Few sportsmen are more ubiquitous than Wrighty just now, but Frankie Dettori is an obvious exception. Frankie, in case you didn't know, has a new video to plug, though to suggest that his appearance on This Is Your Life (BBC1) was just a half-hour advertisement which dovetailed nicely with the rest of his promotional campaign would, of course, be horribly cynical. Still, the airtime might as well have been bought and paid for, since This Is Your Life still treats its subjects with the sort of awe- struck respect which died out everywhere else about 30 years ago. All you can do is wait and hope for the inadvertent slip which might give you a glimpse of the guest as their friends and relatives see them. The problem is that there are usually several people on the walk-on list whose intimate knowledge of the subject was rather less important to the producers than their availability. Vinnie Jones, for instance, was a guest at Dettori's party despite their acquaintance apparently stretching to nothing more than a 10-minute chat on Derby day five months ago. Dettori's wife, though, did offer one insight into life with a man who counts every calorie. "When he's watching his weight he only eats once a day and with him that's the evening meal," she said. "If you ask him anything before it the answer's no, but after it he's a different person." The image of a surly and starving Dettori was an interesting variation on the ebullience which has become so familiar. Michael Aspel, needless to say, ignored it and pressed on.

There was to be no such mercy for Bernie Ecclestone later the same evening. Formula One's main man was the subject of a Panorama (BBC1) which was the televisual equivalent of breaking into a former lover's flat and leaving the phone off the hook after dialling the speaking clock in Bogota. The Panorama editor might claim that F1's decision to stomp out of Broadcasting Centre and shack up with ITV last year was entirely coincidental. But it was clear within minutes that they had nothing at all to pin on Ecclestone beyond the fact that he is ruthless, self- interested and fabulously wealthy.

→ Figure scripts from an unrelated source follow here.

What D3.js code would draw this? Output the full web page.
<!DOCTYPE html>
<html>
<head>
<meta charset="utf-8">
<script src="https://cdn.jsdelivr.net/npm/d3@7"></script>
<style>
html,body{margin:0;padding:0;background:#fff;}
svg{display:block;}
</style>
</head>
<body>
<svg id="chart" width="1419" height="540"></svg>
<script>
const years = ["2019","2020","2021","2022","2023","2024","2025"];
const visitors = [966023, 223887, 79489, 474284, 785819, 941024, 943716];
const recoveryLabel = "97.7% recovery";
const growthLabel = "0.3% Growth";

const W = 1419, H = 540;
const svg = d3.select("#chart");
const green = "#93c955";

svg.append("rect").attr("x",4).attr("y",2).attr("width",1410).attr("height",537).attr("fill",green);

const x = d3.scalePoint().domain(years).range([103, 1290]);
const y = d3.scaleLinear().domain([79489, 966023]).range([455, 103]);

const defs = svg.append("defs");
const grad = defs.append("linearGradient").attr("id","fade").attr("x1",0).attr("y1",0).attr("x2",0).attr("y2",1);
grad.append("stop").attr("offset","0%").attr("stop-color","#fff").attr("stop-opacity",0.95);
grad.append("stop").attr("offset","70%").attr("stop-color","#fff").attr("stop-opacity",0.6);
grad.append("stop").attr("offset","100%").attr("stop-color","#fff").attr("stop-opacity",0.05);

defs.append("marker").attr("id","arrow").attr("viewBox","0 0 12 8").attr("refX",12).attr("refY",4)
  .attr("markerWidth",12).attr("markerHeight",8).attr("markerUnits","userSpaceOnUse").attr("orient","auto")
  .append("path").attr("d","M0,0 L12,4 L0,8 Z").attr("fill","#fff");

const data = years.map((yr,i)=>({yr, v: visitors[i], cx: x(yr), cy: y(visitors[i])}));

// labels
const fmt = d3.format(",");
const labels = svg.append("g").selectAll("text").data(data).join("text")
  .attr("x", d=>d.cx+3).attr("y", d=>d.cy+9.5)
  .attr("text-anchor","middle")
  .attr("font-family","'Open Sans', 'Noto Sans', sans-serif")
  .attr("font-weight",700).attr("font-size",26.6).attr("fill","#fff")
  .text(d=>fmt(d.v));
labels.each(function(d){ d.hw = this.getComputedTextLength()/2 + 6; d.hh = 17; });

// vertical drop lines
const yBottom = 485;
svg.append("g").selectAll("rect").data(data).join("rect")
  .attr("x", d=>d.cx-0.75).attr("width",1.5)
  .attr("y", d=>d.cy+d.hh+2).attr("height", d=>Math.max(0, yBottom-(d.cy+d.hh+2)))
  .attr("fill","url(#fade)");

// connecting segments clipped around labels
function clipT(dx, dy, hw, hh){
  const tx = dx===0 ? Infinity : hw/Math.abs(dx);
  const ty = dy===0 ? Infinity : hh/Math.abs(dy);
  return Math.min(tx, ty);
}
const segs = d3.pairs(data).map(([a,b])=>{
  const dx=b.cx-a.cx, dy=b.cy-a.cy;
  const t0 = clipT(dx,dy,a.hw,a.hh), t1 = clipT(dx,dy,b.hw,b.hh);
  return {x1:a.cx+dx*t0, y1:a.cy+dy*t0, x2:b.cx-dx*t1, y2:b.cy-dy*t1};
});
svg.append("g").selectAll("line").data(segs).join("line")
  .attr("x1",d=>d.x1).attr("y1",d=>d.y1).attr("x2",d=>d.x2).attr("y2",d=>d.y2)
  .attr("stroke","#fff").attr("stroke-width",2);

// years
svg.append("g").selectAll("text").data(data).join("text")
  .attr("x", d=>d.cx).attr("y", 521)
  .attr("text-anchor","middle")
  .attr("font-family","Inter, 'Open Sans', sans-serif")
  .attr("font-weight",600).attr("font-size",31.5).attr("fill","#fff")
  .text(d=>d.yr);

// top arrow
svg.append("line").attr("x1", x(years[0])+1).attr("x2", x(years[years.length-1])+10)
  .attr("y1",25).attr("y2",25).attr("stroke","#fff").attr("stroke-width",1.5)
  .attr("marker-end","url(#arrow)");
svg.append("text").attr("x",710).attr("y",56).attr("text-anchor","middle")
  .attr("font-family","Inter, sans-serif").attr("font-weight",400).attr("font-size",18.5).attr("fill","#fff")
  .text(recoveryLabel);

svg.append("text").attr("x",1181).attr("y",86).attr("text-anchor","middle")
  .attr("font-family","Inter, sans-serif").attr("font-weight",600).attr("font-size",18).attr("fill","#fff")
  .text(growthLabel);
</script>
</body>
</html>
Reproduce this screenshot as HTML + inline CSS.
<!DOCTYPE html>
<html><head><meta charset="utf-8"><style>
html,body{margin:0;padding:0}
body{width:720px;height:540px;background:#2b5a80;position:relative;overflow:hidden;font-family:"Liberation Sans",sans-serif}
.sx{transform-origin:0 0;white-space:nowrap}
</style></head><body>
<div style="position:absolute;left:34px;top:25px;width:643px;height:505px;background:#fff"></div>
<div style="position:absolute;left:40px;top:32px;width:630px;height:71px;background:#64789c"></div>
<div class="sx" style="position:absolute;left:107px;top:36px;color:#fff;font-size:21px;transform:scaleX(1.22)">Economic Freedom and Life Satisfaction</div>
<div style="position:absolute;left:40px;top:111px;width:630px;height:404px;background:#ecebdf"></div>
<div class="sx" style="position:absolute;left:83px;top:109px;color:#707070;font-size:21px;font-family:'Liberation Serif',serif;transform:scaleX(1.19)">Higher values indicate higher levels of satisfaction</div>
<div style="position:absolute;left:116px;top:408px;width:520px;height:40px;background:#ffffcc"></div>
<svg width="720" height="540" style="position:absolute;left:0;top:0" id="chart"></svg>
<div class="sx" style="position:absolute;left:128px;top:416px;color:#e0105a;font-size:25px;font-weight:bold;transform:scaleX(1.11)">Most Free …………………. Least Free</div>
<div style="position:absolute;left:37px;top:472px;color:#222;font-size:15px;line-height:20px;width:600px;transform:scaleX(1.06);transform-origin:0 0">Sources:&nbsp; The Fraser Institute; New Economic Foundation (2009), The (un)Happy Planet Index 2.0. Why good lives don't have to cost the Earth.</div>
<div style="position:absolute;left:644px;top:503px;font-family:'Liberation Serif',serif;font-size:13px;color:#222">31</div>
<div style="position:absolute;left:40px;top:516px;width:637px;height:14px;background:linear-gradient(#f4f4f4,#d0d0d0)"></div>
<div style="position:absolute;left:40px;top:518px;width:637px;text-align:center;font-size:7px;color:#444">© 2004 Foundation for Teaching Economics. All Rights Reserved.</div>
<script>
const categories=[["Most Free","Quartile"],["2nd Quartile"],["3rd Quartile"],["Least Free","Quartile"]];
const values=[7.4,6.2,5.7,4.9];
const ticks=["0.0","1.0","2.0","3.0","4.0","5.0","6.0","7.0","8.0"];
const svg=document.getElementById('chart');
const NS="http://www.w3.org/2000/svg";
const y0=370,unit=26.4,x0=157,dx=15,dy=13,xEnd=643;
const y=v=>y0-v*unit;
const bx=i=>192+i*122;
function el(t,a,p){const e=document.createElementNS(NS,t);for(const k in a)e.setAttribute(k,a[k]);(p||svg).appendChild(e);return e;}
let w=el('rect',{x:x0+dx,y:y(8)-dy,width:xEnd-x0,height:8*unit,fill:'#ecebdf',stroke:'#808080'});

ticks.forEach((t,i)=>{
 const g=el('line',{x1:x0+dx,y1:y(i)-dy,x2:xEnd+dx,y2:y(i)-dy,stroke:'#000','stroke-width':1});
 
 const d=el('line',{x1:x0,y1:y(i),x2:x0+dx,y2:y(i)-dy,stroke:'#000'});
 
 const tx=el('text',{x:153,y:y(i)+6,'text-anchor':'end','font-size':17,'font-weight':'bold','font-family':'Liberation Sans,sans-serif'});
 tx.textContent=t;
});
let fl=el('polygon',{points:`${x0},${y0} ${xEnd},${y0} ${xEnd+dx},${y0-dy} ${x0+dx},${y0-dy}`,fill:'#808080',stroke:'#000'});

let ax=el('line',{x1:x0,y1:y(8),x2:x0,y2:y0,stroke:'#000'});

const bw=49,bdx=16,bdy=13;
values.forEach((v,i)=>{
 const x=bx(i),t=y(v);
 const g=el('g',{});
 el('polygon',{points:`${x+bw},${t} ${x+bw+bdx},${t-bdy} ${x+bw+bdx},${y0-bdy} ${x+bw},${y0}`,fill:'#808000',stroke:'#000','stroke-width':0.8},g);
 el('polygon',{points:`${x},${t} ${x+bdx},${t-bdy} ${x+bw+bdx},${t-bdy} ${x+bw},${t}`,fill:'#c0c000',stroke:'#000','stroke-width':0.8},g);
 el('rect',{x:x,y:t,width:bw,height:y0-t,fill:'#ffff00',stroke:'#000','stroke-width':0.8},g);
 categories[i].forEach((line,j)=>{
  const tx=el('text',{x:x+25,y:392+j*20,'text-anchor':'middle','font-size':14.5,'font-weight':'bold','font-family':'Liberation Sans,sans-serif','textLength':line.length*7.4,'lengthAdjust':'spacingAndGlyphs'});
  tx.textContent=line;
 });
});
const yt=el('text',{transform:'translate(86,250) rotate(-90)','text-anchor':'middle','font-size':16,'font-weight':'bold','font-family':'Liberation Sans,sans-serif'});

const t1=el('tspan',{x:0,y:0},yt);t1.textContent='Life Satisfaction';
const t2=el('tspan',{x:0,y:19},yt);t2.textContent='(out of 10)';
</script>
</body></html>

An early interviewee was the deputy leader of the Belgian Green Party. It was somewhat less than jaw-dropping to hear that he didn't much care for either Ecclestone or his nasty, smelly cars. As if to reinforce the laziness of the whole exercise, whoever was asked to find background music for a shot of a car leaving the pits looked no further than the Cardigans' recent single. You know the one - na na-naaa, na na-naaaa, over and over again. Every soundtrack technician in the country should be ordered to bin their copy immediately, otherwise the Cardigans will soon be even richer than Bernie.